How to monitor a crashing service/app/container

This tutorial will show how to set up mender monitoring to report on a common issue:

A critical application crashed or blocked in a restart loop

We’ll examine different contexts in which this problem can occur:

  • A shell spawned process
  • A container
  • A systemd service

Prerequisites

  • Raspberry PI 3 or 4
  • Successful completion of the Prepare a Raspberry Pi device
    • The device is live and registered in your Hosted Mender account
    • The shell of the device is accessible regardless of the method (SSH, UART, Mender Remote terminal)
    • mender-monitorctl is available

This tutorial is based on a CLI python app that can crash arbitrarily.

Please copy the code for the app to a file called crasher.py.
Once that is ready move it on the device and make it executable:

# start remote terminal
# drag&drop crasher.py into it
# upload the file to /root/crasher.py
# switch to remote terminal and execute

chmod 755 crasher.py 

# Confirm it's working 
./crasher.py -h 
# Usage: crasher.py [-h] [--log-to-file] [--crash-interval SEC_BEFORE_CRASH]
# <Rest of the help text...> 

Monitoring a log file

For this use case, we will monitor the application log for signs of crashing.

Run the code below to understand how the application works.

./crasher.py --log-to-file --crash-interval 20 --fake-crash & sleep 1; tail -f crasher.log
# Ctrl+c stops tailing crasher.log
# crasher.py keep on running in the background

The application prints the logs into the log file crasher.log
It prints ERROR:root:Crashing... when it crasher.
Detecting the pattern ERROR in the log file must trigger an alert.

To create the monitoring service to achieve this execute:

#                       "Subsystem"  "Arbitrary name"  "Pattern"    "Log file"         "Duration of match validity [Optional]"
mender-monitorctl create    log         crasher_app      ERROR     /root/crasher.log                5

# The "Arbitrary name" is just a name to recognize the service.
# Internally the logging subsystem won't be mapping this to anything.

The log subsystem of the monitoring service is used.

The last optional parameter is called DEFAULT_LOG_PATTERN_EXPIRATION_SECONDS.
It represents the time that needs to pass until the pattern match is considered invalidated, given no new matches occurred in that period.
In other words, if ERROR is detected once and nothing happens in the next 5 seconds, monitoring will report all issues were resolved.

The command below creates the monitoring service and starts the app.

mender-monitorctl enable log crasher_app

Soon after the alerts will be visible in the UI and email alerts will be sent to the user.
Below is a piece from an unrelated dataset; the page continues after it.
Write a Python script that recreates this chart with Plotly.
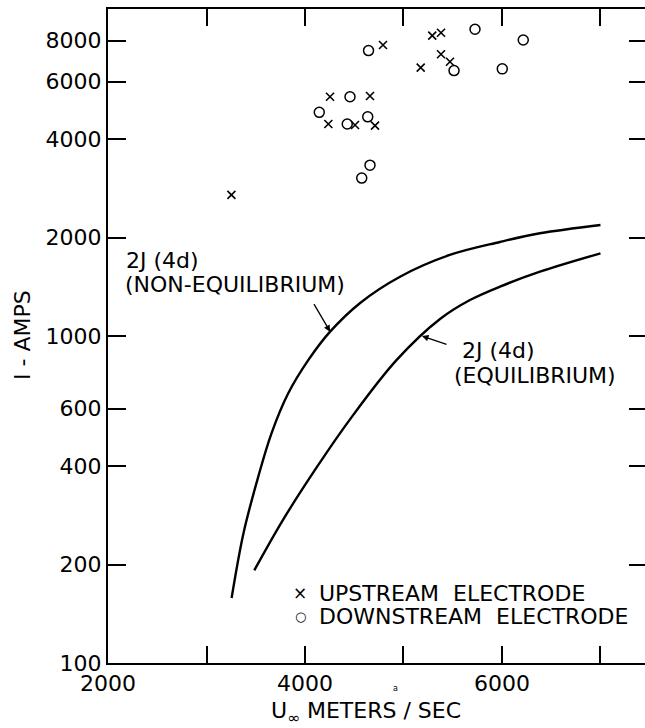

To disable the alerts and the app run:

fg
# Ctrl+c

mender-monitorctl disable log crasher_app
mender-monitorctl delete log crasher_app

Monitoring a docker container

For this use case, we will monitor the container for signs of crashing.

To install Docker on the Raspberry execute:

# In Remote terminal
curl -fsSL https://get.docker.com -o get-docker.sh
sh get-docker.sh

Move the Dockerfile to the device.

# start remote terminal
# drag&drop Dockerfile into it
# upload the file to /root/Dockerfile

Build the container and let it run in the background

docker build -t crasher-docker-image .
docker run --privileged --restart on-failure --name crasher-container -d -v $(pwd):/data crasher-docker-image

# Confirm the container running and crashing
docker events
# Ctrl + c to cancel

To track a container we’ll use a feature of the log subsystem.
In the first example, a file was specified as the argument.
It is also possible to monitor the output of a command by prepending it with @ and specifying this as the “Log file” parameter.
In the example below we’re creating a log service that will parse the output of docker events for patterns representing a dying container.

#                       "Subsystem"  "Arbitrary name"                  "Pattern"                    "Log file/Command"     "Duration of match validity"
mender-monitorctl create    log      monitor-container   ".*container die.*image=crasher-docker-image"     "@docker events"                    15
mender-monitorctl enable log monitor-container
systemctl restart mender-monitor

Once started on the device very soon the alerts become visible in the UI notifying you about the error.

Cleanup:

docker restart crasher-container
sleep 5
mender-monitorctl disable log monitor-container
mender-monitorctl delete log monitor-container
docker stop crasher-container
docker rm crasher-container

# Confirm no more services running or available
docker ps
mender-monitorctl list

Monitoring a systemd service

Let’s turn crasher into a systemd service so it can crash for real.

Please copy the code for the systemd unit file to a file called crasher.service.

# start remote terminal
# drag&drop crasher.service
# upload the file to /etc/systemd/system 
# switch to remote terminal and execute

systemctl start crasher
journalctl -fu crasher
# Ctrl + c to cancel

The service will never crash on its own, but we’ll kill it on the device with a command.

The code below sets up a “monitoring service” to track a “systemd service”:

#                          "Subsystem"   "Service name"   "Subsystem type"
mender-monitorctl create     service         crasher           systemd
# PLEASE NOTE
# The "Service name" must be the same as the actual systemd service. 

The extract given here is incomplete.